Some low- and middle-income countries that experienced large net inflows witnessed a substantial appreciation of their currencies from January 2007 to June 2008.

These countries have broadly adequate reserves. Among these countries, Argentina, Mongolia, Papua New Guinea, and to a certain extent Uganda experienced an appreciation of their currencies by virtue of higher international commodity prices. Other countries were recipients of large remittances and other capital inflows, which cushioned the impact of the food and fuel price shock (Armenia and the Kyrgyz Republic).

A few major exporters have started to relax some export restrictions; Vietnam and Kazakhstan have recently allowed export bans to expire on rice and wheat, respectively, and the Ukraine has increased quotas on wheat exports.

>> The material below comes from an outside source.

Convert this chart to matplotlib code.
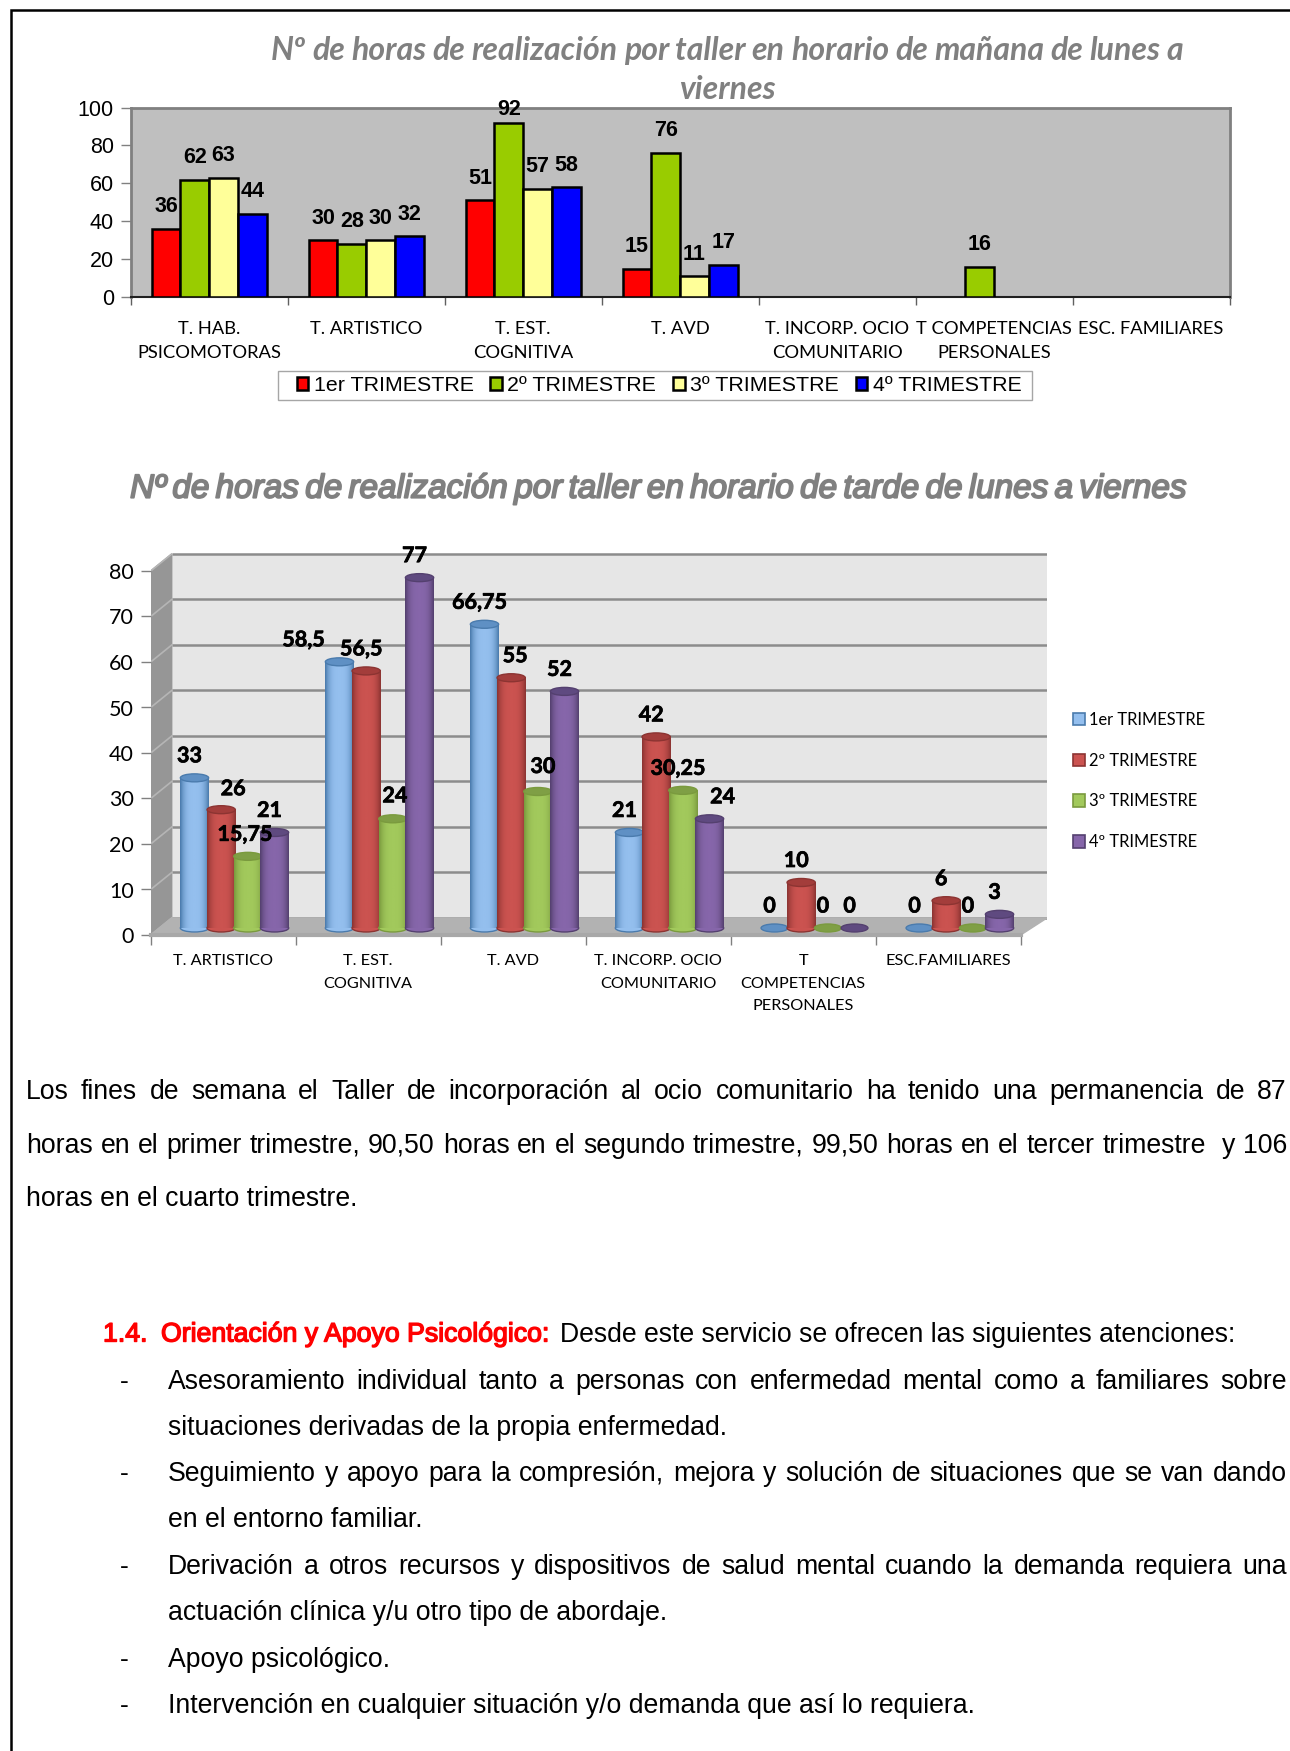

Fund financial support to help countries manage the impact of the fuel and food price shocks is ongoing, in collaboration with international partners. The Fund's balance of payments support is being delivered through a variety of channels:

'New arrangements for below Middle Income Group Countries (PRGF Countries): Two new PRGF arrangements were recently approved for Burundi and Djibouti, raising to four the number of new arrangements approved in connection with the food and fuel price shocks.

Augmentation of existing PRGF arrangements: More countries are making use of increased access under existing arrangements, which provide a readily available vehicle for covering unexpected balance of payments financing needs. In addition to the six countries reported in the June paper, four more countries were since granted augmentations: Grenada, Guinea, Malawi, and Nicaragua. The amounts granted in the form of augmentations under new and existing PRGF arrangements total over U.S. $230 million.

Exogenous Shocks Facility (ESF): The ESF is intended to provide quick access to concessional support for low-income countries facing short-term, shock-related financing needs. Modifications to this facility are currently under consideration, in order to enable more rapid financing and streamlined requirements for access.